▸ **Entries taken from a collection**
--- start ---

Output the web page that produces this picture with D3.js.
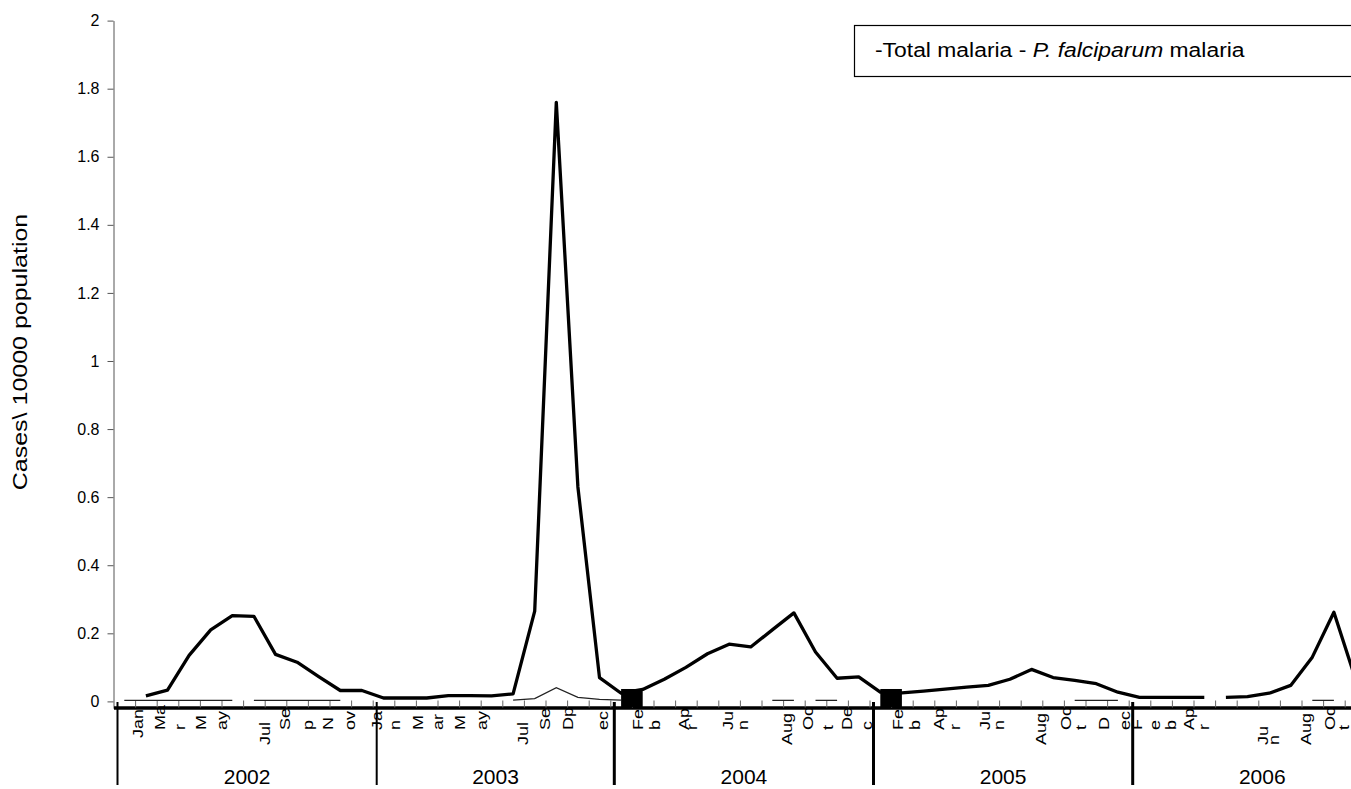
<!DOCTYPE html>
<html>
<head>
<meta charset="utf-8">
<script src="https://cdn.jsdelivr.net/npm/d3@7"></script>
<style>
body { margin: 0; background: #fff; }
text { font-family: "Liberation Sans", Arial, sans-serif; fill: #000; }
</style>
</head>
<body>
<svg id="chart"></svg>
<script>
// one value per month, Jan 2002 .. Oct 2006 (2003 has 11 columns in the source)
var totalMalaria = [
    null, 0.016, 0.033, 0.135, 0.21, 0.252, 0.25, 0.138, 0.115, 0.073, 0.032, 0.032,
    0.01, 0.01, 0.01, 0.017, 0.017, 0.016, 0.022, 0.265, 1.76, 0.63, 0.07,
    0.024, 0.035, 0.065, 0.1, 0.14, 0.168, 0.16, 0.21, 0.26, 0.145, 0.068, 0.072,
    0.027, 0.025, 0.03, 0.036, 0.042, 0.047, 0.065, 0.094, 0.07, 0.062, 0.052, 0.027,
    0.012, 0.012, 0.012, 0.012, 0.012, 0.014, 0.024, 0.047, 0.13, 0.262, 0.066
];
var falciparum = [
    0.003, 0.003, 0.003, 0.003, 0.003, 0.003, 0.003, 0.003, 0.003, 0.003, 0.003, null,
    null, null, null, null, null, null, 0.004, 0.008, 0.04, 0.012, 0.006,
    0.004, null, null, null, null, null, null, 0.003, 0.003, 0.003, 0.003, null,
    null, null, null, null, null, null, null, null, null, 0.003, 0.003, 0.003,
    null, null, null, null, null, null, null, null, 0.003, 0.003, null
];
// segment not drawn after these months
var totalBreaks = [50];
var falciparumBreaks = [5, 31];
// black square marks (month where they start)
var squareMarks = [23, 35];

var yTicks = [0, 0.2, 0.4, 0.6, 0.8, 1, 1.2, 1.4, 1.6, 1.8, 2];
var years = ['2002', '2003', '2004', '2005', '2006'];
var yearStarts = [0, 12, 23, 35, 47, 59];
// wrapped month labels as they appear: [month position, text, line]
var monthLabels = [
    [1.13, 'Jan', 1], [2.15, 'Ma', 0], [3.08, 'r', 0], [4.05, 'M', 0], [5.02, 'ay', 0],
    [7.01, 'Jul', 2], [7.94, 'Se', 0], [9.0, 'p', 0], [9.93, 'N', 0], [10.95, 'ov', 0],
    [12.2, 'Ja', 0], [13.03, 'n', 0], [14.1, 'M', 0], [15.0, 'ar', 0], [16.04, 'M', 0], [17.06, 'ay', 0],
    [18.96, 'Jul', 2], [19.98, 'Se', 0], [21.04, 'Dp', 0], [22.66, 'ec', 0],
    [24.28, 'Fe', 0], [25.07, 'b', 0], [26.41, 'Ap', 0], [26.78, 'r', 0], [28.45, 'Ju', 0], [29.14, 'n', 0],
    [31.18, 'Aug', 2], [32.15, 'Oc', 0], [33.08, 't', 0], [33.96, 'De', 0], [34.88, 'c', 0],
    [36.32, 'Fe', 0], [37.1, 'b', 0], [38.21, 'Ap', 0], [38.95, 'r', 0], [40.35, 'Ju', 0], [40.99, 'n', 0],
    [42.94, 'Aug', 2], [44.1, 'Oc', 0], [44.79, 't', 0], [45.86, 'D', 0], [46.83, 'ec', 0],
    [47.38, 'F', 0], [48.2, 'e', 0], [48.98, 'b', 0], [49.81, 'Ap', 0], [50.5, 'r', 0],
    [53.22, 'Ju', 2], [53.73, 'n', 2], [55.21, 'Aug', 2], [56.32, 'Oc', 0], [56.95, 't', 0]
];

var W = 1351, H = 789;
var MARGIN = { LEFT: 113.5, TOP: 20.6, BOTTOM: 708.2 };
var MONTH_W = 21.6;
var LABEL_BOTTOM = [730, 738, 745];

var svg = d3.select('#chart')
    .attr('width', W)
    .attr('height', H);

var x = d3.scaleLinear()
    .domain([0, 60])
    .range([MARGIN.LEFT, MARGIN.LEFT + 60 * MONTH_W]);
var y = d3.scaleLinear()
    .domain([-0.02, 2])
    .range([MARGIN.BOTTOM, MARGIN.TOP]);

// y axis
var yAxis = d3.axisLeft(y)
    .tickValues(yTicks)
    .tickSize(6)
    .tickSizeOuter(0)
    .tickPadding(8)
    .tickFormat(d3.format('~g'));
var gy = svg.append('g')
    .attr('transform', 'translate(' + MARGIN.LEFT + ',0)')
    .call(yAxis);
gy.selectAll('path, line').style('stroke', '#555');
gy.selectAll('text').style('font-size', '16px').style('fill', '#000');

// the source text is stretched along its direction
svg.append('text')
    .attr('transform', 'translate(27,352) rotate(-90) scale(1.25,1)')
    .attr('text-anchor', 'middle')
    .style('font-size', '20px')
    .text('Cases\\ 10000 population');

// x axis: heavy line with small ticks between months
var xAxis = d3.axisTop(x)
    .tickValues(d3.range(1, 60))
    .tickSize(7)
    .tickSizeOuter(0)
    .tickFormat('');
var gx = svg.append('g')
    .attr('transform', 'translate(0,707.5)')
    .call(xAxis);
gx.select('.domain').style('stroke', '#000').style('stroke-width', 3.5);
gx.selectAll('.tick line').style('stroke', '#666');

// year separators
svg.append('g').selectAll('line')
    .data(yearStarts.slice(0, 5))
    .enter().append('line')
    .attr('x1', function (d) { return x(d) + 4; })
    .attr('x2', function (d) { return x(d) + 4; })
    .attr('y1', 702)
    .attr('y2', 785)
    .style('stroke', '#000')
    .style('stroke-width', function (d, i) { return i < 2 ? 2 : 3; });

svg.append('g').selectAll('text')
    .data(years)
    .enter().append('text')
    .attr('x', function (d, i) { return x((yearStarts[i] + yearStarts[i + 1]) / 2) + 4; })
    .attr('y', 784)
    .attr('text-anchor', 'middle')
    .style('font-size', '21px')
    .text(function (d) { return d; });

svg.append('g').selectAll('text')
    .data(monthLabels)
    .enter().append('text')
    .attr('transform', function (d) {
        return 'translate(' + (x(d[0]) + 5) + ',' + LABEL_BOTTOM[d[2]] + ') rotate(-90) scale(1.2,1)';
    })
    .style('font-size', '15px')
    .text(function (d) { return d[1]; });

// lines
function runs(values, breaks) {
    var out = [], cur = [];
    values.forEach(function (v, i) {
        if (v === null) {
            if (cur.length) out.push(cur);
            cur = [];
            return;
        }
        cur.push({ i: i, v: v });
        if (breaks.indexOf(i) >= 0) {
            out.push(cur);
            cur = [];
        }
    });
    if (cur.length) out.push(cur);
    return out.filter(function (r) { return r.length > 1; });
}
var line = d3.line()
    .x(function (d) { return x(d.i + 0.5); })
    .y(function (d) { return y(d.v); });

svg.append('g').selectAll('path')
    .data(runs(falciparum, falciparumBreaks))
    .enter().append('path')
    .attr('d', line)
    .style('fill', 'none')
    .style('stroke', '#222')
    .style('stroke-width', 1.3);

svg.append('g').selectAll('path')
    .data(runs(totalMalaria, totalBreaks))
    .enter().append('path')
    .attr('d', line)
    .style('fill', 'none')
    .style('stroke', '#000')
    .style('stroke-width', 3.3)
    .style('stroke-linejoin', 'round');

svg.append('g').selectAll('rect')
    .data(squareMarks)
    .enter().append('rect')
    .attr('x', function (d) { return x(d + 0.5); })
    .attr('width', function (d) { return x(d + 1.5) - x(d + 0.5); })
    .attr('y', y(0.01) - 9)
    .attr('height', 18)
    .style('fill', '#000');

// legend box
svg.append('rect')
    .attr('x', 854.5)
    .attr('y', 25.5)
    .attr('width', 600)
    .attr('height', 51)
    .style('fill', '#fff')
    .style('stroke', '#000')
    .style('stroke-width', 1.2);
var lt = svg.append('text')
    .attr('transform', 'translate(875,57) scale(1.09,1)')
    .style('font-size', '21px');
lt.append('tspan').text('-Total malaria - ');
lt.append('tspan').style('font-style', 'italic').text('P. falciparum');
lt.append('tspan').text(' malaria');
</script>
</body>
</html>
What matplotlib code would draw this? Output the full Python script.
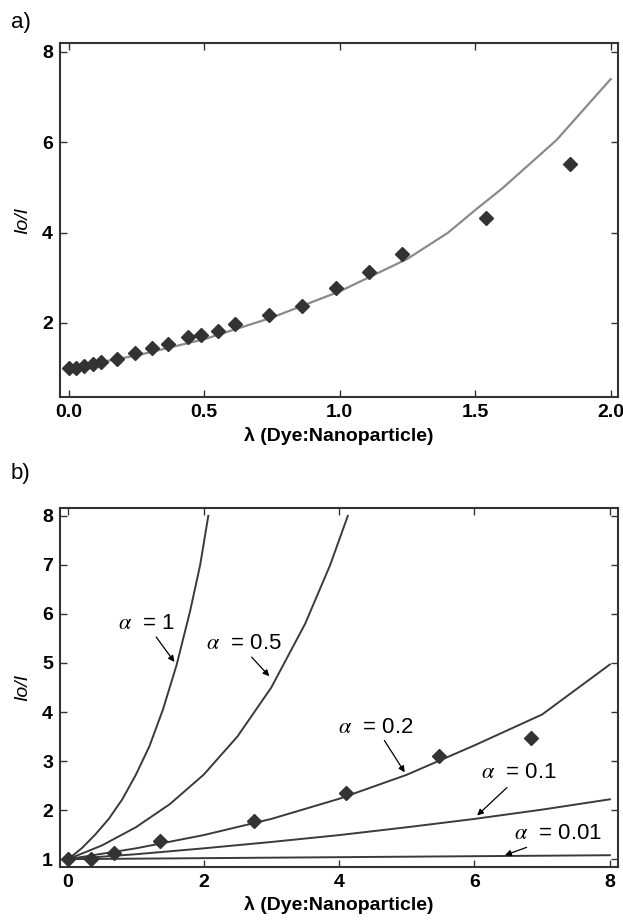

--- end ---

▸ **TASK DIRECTIONS**
From the data above, copy each line where the string "this" appears.

▸ **THE RESULT**
Output the web page that produces this picture with D3.js.
What matplotlib code would draw this? Output the full Python script.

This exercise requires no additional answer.